◆ PROBLEM TO SOLVE: Write out all the entries word for word, but skip any images.

* start *

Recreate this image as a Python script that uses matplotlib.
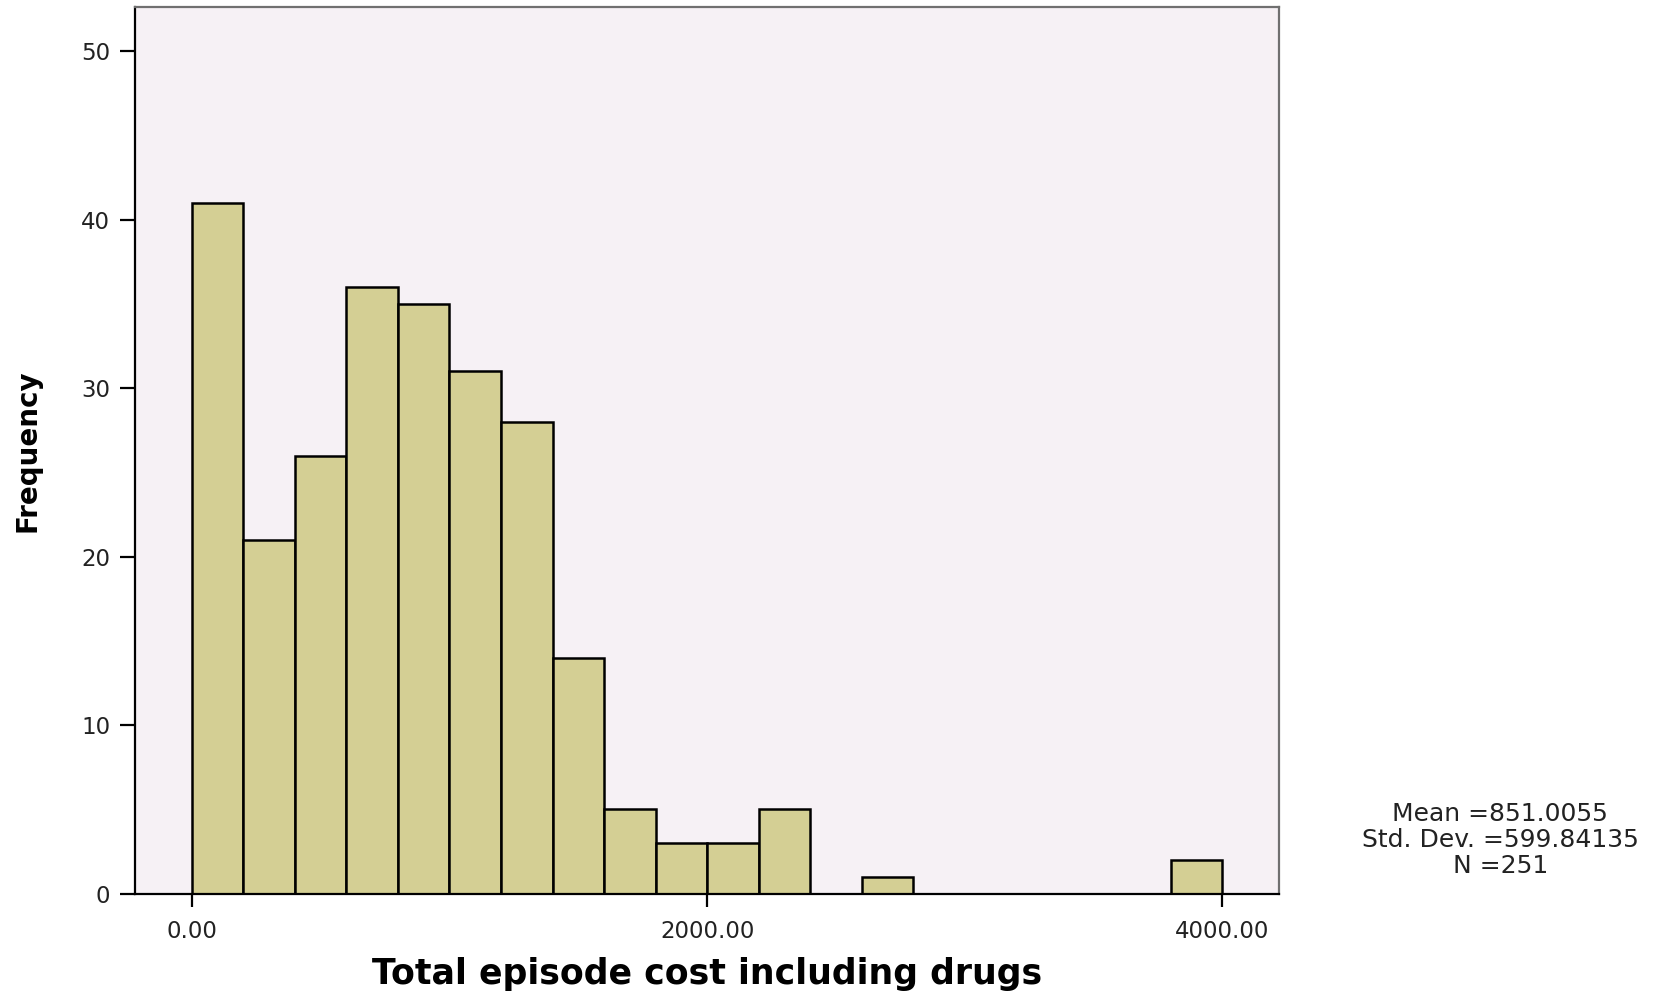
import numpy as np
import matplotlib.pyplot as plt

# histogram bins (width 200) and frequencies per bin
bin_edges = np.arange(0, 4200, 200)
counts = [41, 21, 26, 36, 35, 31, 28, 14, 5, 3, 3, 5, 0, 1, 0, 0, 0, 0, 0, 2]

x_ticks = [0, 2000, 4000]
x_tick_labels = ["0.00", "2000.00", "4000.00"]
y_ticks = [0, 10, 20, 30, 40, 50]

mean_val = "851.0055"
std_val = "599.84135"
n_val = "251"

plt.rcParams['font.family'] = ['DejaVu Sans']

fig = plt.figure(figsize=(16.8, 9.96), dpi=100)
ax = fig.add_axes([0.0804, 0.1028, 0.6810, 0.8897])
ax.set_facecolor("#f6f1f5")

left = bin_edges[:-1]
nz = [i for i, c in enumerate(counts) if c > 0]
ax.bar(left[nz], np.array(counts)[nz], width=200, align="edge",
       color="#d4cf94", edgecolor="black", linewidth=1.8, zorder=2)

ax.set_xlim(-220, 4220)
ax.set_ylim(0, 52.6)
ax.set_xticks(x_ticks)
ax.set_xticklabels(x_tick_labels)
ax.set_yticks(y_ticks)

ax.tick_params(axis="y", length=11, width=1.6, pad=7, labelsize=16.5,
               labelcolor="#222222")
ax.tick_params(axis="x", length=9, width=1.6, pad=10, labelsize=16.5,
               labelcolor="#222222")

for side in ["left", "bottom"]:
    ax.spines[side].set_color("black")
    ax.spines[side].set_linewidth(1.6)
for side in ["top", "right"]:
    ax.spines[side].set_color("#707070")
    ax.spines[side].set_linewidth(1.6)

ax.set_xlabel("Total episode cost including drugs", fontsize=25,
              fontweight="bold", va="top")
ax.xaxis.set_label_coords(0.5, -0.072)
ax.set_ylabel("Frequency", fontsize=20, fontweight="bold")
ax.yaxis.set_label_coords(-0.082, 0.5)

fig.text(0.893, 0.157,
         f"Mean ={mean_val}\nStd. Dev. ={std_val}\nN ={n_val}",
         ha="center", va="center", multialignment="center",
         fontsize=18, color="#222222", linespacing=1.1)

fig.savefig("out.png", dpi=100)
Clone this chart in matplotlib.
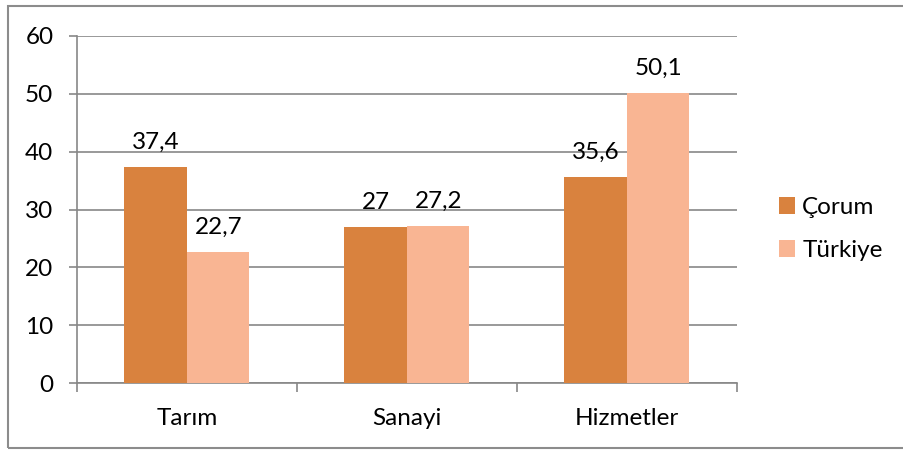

* end *

◆ SOLUTION FOR THIS EXERCISE:
Recreate this image as a Python script that uses matplotlib.
import numpy as np
import matplotlib.pyplot as plt

# histogram bins (width 200) and frequencies per bin
bin_edges = np.arange(0, 4200, 200)
counts = [41, 21, 26, 36, 35, 31, 28, 14, 5, 3, 3, 5, 0, 1, 0, 0, 0, 0, 0, 2]

x_ticks = [0, 2000, 4000]
x_tick_labels = ["0.00", "2000.00", "4000.00"]
y_ticks = [0, 10, 20, 30, 40, 50]

mean_val = "851.0055"
std_val = "599.84135"
n_val = "251"

plt.rcParams['font.family'] = ['DejaVu Sans']

fig = plt.figure(figsize=(16.8, 9.96), dpi=100)
ax = fig.add_axes([0.0804, 0.1028, 0.6810, 0.8897])
ax.set_facecolor("#f6f1f5")

left = bin_edges[:-1]
nz = [i for i, c in enumerate(counts) if c > 0]
ax.bar(left[nz], np.array(counts)[nz], width=200, align="edge",
       color="#d4cf94", edgecolor="black", linewidth=1.8, zorder=2)

ax.set_xlim(-220, 4220)
ax.set_ylim(0, 52.6)
ax.set_xticks(x_ticks)
ax.set_xticklabels(x_tick_labels)
ax.set_yticks(y_ticks)

ax.tick_params(axis="y", length=11, width=1.6, pad=7, labelsize=16.5,
               labelcolor="#222222")
ax.tick_params(axis="x", length=9, width=1.6, pad=10, labelsize=16.5,
               labelcolor="#222222")

for side in ["left", "bottom"]:
    ax.spines[side].set_color("black")
    ax.spines[side].set_linewidth(1.6)
for side in ["top", "right"]:
    ax.spines[side].set_color("#707070")
    ax.spines[side].set_linewidth(1.6)

ax.set_xlabel("Total episode cost including drugs", fontsize=25,
              fontweight="bold", va="top")
ax.xaxis.set_label_coords(0.5, -0.072)
ax.set_ylabel("Frequency", fontsize=20, fontweight="bold")
ax.yaxis.set_label_coords(-0.082, 0.5)

fig.text(0.893, 0.157,
         f"Mean ={mean_val}\nStd. Dev. ={std_val}\nN ={n_val}",
         ha="center", va="center", multialignment="center",
         fontsize=18, color="#222222", linespacing=1.1)

fig.savefig("out.png", dpi=100)
Clone this chart in matplotlib.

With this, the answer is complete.